Wer keine selbstklebende Tapete gekauft hat, nimmt Kleisterbürste oder Quast und trägt den Kleister von der Mitte nach außen auf. Bis zum Rand.
So leicht wie ein selbstklebendes Tapetenbild konnte man die gute alte Raufasertapete nicht loswerden. An ihr scheiden sich immer noch die Geister. Ganz vom Markt verschwunden ist sie jedoch nicht. Statt Papier- und Holzfasern ist inzwischen ein anderes Material im Trend: Vlies. Das Trägermaterial aus Zellulose soll besonders strapazierfähig und schwer entflammbar sein. Aus ihrer Erfahrung bei Tapeten-Messen berichtet Sandra Ley, dass es beim Material keine Grenzen gibt. Sie erinnert sich an ein Modell mit Fell und eingearbeiteten Metallteilen. Sie habe auch schon sehr teure Tapeten gesehen, bei denen Edelsteine eingesetzt waren. Swarovski arbeite viel mit Tapetenfirmen zusammen. Wer ein solches Modell will, muss wohl tiefer in die Tasche greifen als für die Raufasertapete (gibt es für 50 Cent pro Quadratmeter) oder für das Exemplar von Bohlens „Studio Line“ (erhältlich für 4,84 Euro).

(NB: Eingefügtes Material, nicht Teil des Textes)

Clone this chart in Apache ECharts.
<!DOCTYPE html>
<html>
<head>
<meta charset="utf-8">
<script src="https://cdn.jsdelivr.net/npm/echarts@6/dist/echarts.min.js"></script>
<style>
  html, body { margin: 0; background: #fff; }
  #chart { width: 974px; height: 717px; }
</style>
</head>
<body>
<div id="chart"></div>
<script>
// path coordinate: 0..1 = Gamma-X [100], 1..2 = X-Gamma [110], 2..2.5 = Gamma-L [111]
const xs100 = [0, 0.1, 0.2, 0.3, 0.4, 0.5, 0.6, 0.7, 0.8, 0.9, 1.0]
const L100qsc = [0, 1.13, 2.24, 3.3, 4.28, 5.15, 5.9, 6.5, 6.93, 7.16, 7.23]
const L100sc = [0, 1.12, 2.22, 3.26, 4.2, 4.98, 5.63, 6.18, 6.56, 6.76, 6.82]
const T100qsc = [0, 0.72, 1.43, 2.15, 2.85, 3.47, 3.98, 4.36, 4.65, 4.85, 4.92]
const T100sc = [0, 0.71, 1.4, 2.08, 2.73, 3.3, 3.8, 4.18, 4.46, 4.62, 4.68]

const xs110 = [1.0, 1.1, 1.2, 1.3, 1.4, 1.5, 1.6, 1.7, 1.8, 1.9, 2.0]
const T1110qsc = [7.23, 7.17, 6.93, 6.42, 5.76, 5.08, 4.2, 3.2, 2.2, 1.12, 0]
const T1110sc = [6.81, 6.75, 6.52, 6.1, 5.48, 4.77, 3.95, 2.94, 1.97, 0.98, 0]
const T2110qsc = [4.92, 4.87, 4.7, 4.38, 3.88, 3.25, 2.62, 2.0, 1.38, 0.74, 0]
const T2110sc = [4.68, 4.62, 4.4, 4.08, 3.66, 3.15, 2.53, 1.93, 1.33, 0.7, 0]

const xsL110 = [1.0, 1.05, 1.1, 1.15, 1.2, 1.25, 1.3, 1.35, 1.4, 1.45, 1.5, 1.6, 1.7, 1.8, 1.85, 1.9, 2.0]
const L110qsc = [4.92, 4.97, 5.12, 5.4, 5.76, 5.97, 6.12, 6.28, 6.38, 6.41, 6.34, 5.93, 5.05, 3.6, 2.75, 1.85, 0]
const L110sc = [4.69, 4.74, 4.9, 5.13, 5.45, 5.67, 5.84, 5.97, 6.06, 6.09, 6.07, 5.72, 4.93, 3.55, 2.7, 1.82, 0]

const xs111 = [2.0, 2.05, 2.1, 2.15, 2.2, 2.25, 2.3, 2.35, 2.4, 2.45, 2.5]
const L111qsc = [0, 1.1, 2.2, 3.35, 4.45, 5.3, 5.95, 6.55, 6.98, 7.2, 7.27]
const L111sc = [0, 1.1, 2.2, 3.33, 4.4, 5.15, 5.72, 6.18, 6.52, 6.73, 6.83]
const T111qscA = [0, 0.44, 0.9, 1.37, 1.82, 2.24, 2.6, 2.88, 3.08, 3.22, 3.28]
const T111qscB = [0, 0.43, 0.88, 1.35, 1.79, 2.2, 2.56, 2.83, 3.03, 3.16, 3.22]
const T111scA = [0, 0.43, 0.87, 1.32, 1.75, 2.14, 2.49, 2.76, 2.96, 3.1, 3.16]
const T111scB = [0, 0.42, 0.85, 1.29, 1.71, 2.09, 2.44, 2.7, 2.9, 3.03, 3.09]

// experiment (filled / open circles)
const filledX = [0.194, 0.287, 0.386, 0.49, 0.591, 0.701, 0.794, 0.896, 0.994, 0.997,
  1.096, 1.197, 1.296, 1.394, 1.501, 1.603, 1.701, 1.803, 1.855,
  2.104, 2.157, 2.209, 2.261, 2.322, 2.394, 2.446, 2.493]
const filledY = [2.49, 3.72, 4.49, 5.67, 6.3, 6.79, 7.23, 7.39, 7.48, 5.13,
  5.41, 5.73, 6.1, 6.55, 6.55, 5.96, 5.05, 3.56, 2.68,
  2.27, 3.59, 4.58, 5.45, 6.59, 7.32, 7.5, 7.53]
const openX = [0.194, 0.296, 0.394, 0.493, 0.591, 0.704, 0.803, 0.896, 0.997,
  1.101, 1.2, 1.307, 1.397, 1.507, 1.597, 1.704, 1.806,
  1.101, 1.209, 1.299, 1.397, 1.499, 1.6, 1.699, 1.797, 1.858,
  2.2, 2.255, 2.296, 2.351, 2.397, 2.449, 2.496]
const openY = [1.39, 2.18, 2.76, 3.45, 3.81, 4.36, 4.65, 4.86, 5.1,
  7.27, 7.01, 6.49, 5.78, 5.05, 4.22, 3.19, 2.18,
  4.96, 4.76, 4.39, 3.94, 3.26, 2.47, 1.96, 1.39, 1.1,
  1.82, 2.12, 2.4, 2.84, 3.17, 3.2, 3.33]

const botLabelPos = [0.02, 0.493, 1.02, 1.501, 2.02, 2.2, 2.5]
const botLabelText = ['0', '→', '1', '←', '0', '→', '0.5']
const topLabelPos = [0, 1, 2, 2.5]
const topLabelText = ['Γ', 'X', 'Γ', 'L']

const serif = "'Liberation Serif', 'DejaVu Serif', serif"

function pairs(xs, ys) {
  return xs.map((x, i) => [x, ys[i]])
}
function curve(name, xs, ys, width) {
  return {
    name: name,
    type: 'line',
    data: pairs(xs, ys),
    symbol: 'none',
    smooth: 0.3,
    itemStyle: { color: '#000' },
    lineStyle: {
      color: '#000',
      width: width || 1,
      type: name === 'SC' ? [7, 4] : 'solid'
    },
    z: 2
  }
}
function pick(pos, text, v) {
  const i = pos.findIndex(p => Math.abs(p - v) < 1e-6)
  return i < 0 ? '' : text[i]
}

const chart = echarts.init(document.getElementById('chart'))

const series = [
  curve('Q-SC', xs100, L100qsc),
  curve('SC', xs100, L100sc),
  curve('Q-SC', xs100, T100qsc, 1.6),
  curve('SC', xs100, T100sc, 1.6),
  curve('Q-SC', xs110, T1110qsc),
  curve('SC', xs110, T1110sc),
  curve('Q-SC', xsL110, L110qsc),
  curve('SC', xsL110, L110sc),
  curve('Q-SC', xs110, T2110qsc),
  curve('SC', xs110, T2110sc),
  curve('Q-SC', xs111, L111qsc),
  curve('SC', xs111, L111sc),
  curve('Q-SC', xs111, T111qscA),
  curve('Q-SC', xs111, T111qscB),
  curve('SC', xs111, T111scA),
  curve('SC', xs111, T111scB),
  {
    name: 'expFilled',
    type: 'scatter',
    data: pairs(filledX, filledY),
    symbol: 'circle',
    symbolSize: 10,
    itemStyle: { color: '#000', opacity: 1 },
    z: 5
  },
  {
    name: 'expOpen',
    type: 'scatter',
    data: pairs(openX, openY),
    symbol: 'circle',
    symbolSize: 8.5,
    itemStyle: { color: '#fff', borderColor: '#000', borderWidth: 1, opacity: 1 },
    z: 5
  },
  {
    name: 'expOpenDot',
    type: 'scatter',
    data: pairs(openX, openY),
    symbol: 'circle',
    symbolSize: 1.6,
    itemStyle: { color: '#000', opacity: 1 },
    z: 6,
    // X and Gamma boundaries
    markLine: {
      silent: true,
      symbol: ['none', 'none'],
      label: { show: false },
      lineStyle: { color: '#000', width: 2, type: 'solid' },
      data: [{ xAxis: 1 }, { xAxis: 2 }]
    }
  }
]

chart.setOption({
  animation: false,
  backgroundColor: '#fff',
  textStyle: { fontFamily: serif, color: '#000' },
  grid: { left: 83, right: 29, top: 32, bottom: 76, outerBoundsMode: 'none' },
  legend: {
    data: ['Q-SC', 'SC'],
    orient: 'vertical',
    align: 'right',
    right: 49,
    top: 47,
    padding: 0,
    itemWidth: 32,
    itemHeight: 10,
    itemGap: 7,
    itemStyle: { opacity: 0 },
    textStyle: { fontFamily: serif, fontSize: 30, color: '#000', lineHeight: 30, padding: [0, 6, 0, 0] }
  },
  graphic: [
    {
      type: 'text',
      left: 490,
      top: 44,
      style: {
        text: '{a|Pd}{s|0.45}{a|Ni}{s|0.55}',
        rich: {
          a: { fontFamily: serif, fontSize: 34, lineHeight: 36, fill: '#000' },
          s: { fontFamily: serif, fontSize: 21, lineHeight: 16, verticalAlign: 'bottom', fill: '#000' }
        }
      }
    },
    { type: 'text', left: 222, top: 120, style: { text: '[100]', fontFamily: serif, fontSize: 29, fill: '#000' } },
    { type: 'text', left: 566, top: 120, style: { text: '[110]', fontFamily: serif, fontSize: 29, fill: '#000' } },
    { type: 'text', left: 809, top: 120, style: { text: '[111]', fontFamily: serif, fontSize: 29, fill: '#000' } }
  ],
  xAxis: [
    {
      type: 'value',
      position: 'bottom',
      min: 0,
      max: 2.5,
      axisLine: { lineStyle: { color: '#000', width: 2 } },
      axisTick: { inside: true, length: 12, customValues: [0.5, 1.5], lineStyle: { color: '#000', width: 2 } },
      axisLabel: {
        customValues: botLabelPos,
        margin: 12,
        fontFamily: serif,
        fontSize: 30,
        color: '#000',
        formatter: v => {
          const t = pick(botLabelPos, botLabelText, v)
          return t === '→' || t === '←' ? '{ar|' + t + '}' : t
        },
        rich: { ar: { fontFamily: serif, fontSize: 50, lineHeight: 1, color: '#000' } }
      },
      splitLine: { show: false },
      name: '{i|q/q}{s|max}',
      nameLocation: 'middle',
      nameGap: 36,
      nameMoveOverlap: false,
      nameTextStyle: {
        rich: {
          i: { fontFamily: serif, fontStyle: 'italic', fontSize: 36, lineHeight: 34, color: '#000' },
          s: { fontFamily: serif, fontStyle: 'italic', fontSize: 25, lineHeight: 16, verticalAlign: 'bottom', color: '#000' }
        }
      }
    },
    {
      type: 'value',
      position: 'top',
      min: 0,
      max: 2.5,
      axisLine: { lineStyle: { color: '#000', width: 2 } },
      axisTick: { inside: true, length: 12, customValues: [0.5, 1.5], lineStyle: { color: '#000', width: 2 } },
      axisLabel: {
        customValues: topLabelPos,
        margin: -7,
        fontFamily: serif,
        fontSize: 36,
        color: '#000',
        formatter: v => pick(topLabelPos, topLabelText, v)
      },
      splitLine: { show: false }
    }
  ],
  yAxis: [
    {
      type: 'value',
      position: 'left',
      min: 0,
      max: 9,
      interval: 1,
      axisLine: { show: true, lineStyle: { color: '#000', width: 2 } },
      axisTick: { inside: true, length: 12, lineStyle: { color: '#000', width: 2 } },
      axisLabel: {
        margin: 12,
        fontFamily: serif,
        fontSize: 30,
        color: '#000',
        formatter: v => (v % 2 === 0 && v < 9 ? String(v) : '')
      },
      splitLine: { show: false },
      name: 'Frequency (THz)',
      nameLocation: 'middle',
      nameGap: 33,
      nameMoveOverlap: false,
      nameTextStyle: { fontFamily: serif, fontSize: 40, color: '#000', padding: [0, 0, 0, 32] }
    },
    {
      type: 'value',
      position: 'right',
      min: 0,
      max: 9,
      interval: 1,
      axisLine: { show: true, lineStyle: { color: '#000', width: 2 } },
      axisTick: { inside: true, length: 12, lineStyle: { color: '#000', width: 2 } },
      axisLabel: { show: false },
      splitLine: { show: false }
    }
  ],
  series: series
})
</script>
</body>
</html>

Unerreicht bleibt jedoch das sagenumwobene Bernsteinzimmer, das als die teuerste Tapete der Welt gilt. Der preußische König Friedrich gab es 1701 in Auftrag. Seit Ende des Zweiten Weltkriegs gilt es als verschollen.
Wer viel Geld für seine Tapete gezahlt hat, will auch, dass sie gerade hängt. Also – gerade bei der ersten Bahn – Senklot oder Wasserwaage benutzen oder mit einem Laser eine senkrechte Lotlinie ziehen.

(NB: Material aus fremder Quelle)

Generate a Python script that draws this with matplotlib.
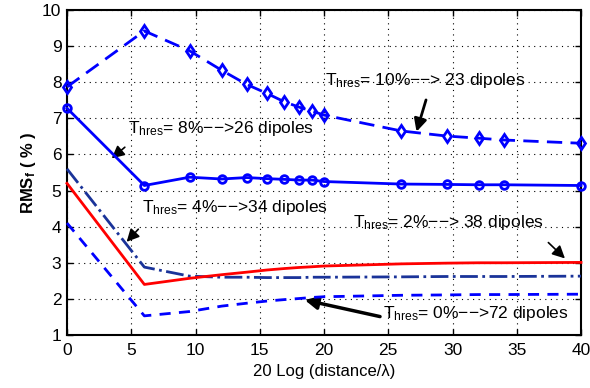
import matplotlib
matplotlib.use("Agg")
import matplotlib.pyplot as plt

plt.rcParams['font.family'] = ['Liberation Sans', 'DejaVu Sans']
plt.rcParams['mathtext.fontset'] = 'custom'
plt.rcParams['mathtext.rm'] = 'Liberation Sans'
plt.rcParams['mathtext.it'] = 'Liberation Sans'
plt.rcParams['mathtext.bf'] = 'Liberation Sans:bold'

# x = 20 log10(distance/lambda)
x = [0, 6.02, 9.54, 12.04, 13.98, 15.56, 16.90, 18.06, 19.08, 20.0,
     26.02, 29.54, 32.04, 33.98, 40.0]

thr10 = [7.87, 9.42, 8.87, 8.33, 7.94, 7.69, 7.46, 7.31, 7.20, 7.09,
         6.65, 6.51, 6.45, 6.40, 6.31]
thr8 = [7.28, 5.14, 5.37, 5.32, 5.36, 5.33, 5.31, 5.29, 5.29, 5.25,
        5.18, 5.17, 5.16, 5.16, 5.14]
thr4 = [5.60, 2.88, 2.63, 2.60, 2.60, 2.59, 2.59, 2.59, 2.60, 2.60,
        2.61, 2.62, 2.62, 2.62, 2.63]
thr2 = [5.20, 2.40, 2.57, 2.67, 2.74, 2.80, 2.84, 2.87, 2.89, 2.91,
        2.97, 2.99, 3.00, 3.00, 3.01]
thr0 = [4.10, 1.53, 1.65, 1.80, 1.88, 1.94, 1.98, 2.01, 2.04, 2.06,
        2.10, 2.11, 2.12, 2.12, 2.13]

labels = [r'T$_{\rm hres}$= 10%' + '\u2212\u2212> 23 dipoles',
          r'T$_{\rm hres}$= 8%' + '\u2212\u2212>26 dipoles',
          r'T$_{\rm hres}$= 4%' + '\u2212\u2212>34 dipoles',
          r'T$_{\rm hres}$= 2%' + '\u2212\u2212> 38 dipoles',
          r'T$_{\rm hres}$= 0%' + '\u2212\u2212>72 dipoles']

xticks = [0, 5, 10, 15, 20, 25, 30, 35, 40]
yticks = [1, 2, 3, 4, 5, 6, 7, 8, 9, 10]

fig = plt.figure(figsize=(5.9, 3.88), dpi=100)
ax = fig.add_axes([67/590, 53/388, 514/590, 325/388])

blue = (0, 0, 1)
navy = (0.1, 0.2, 0.6)

ax.plot(x, thr10, color=blue, lw=2, dashes=(5.5, 3), marker='d', ms=6,
        mfc='none', mew=2, clip_on=False, zorder=5)
ax.plot(x, thr8, color=blue, lw=2, marker='o', ms=5.5, mfc='none', mew=2,
        clip_on=False, zorder=5)
ax.plot(x, thr4, color=navy, lw=2, linestyle='-.', clip_on=False, zorder=4)
ax.plot(x, thr2, color='red', lw=2, clip_on=False, zorder=4)
ax.plot(x, thr0, color=blue, lw=2, dashes=(4, 3), clip_on=False, zorder=4)

ax.set_xlim(0, 40)
ax.set_ylim(1, 10)
ax.set_xticks(xticks)
ax.set_yticks(yticks)
ax.tick_params(direction='in', length=4, labelsize=12.5, top=True, right=True,
               width=1)
ax.tick_params(axis='x', pad=6)
ax.tick_params(axis='y', pad=4)
ax.grid(True, linestyle=(0, (1, 4)), color='k', lw=0.8)
for s in ax.spines.values():
    s.set_linewidth(1.5)

ax.set_xlabel('20 Log (distance/\u03bb)', fontsize=12, labelpad=4)
ax.set_ylabel(r'RMS$_{\bf f}$ ( % )', fontsize=12, fontweight='bold', labelpad=3)

fs = 12.5
ax.text(20.08, 7.93, labels[0], fontsize=fs, va='baseline', ha='left')
ax.text(4.77, 6.59, labels[1], fontsize=fs, va='baseline', ha='left')
ax.text(5.81, 4.42, labels[2], fontsize=fs, va='baseline', ha='left')
ax.text(22.28, 4.00, labels[3], fontsize=fs, va='baseline', ha='left')
ax.text(24.6, 1.46, labels[4], fontsize=fs, va='baseline', ha='left')

ap = dict(arrowstyle='-|>,head_length=0.5,head_width=0.25', color='k', lw=2,
          mutation_scale=15, shrinkA=0, shrinkB=0)
ax.annotate('', xy=(27.2, 6.63), xytext=(27.94, 7.51), arrowprops=ap)
ax.annotate('', xy=(3.48, 5.89), xytext=(4.5, 6.2), arrowprops=dict(ap, lw=1.2))
ax.annotate('', xy=(4.64, 3.58), xytext=(5.55, 3.93), arrowprops=dict(ap, lw=1.2))
ax.annotate('', xy=(38.75, 3.12), xytext=(37.46, 3.56), arrowprops=dict(ap, lw=1.2))
ax.annotate('', xy=(18.5, 1.97), xytext=(24.36, 1.51), arrowprops=dict(ap, lw=2.5))

fig.savefig('out.png', dpi=100)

Wer jetzt noch nicht genug von Tapeten hat, kann das Deutsche Tapetenmuseum in Kassel besuchen. Dort lernt man, wie Engländer einst einzelne Papierbogen zu Tapeten zusammenklebten. 23.000 Objekte dokumentieren laut Homepage die Entwicklung der vergangenen 500 Jahre. Prunkstücke des Museums sind Goldlederarbeiten aus der Renaissance, Flock- und Leinwandtapeten aus dem 18. Jahrhundert sowie handgedruckte französische Panoramatapeten. Derzeit ist ein Museumsneubau für 24 Millionen Euro geplant.
Nach dem Tapezieren reißen viele Heimwerker die Fenster auf oder drehen die Heizung auf, damit das Werk schneller trocknet. Das sollte man jedoch tunlichst vermeiden. Unter Umständen trocknet die Tapete so schneller als der Kleister und die Ränder lösen sich wieder ab. Wer braucht schon Zugluft, wenn die neue Tapete für frischen Wind sorgt – sprichwörtlich.